There are lots of info graphics circulating in print and in social media campaigning for autonomy hinged upon the hope that sufficient information fed to the public will reshape their perception in favor of the measure. True enough, information is the key. The previous struggles for autonomy has been fraught with unfounded fears, baseless what if’s, and false particulars mostly fueled by ill intentions and self-interests from some sectors. The real problem now is that most of the people’s questions are being met with general statement of concepts such as “self-rule”, “self-determination”, “stronger cultural identity”, etc. By this time, we should have learned the hard lessons of the past. The idea of regional autonomy should be explained in layman’s terms to the people who will decide its fate lest we lose the chance again and perhaps we will never have another shot.

The constitutional basis of regional autonomy is the undeniable truth that the regions of Cordillera and Mindanao have been, to a certain degree, neglected in terms of development and funding aside from the fact that they are uniquely vested with a cultural heritage that is distinct from the other parts of the country. The framers of the 1987 Constitution acknowledged the need to grant special concession to these regions for them to competently cope with the developmental pace of their counterparts while maintaining their cultural identity, ingenuity, traditions, and preferences.

For all intents and purposes, the autonomy mandate is a great opportunity for growth both in culture and economics. It offers management of affairs and resources that are tailor-fitted to the Igorot persona. Why then did the Cordillerans choose to kill it twice? In a survey conducted in 2007, it was revealed that first, a good number of people did not understand the concept of autonomy hence were undecided or hesitant to vote for it; second, many were not aware that it is a constitutional mandate; and third, many were not aware of the powers vested in the regional government. These, along with other issues such as fiscal stability, organizational structure, regional security, and the role of the national government, are the key points that need to be addressed in a manner that is easily understood and appreciated by the common folks.

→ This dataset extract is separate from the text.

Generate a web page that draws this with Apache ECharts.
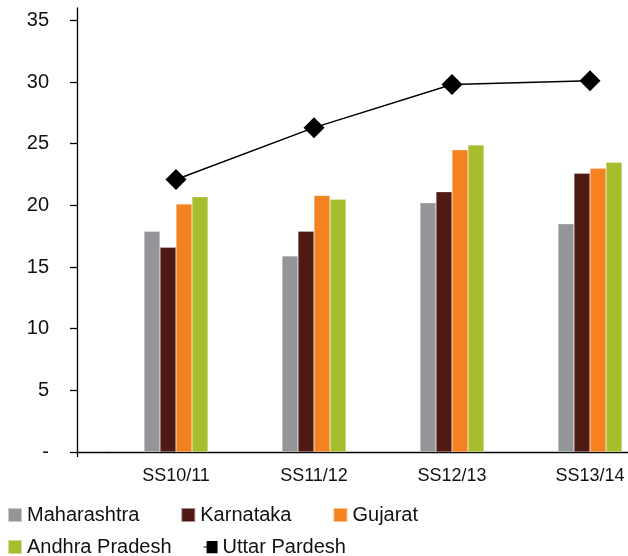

With the filing of HB 5343, “An Act Establishing the Autonomous Region of the Cordillera (ARC)”, there is a desperate need to educate the people and quiet their fears before a plebiscite is set. The benefits of autonomy may be easier to convey considering the innate intelligence of the Cordillerans. What is harder to pacify is the people’s trepidation towards imaginary offshoots such as wide-spread corruption that could jeopardize the economy and deprive them of their “maituno”, job displacement as a result of reorganization, diminished funding from the national government, etc. These, of course, are mere speculations which have no factual or legislative basis.

The autonomy initiative is a gift to indigenous communities that survived centuries of colonial domination with relative economic independence, cultural integrity, and an unbreakable sense of WE as a people. Even with the passage of time, the Igorot communities still have the cultural and organizational resources to create alternatives for their own development and to assume control over their affairs based on long cherished traditions. The constitution is thus taking the lead in striking a balance between sustainable development and ethnic preservation.

Each and every one should do their part in promoting what is best for the region. We all should participate in advocating the idea that we can perform better as a people under the right circumstances. Autonomy is the best way to showcase our good political practices, excellent brand of leadership, deep environmental affection, cultural unity, and unique indigenous way of life especially in these times where our sense of pride is being continuously shaken by misinformation, ignorance, and inappropriate social labeling. The “kaigorotan” is a heritage worth fighting for and through autonomy; a better, stronger, and prouder Cordillera will be within our grasp.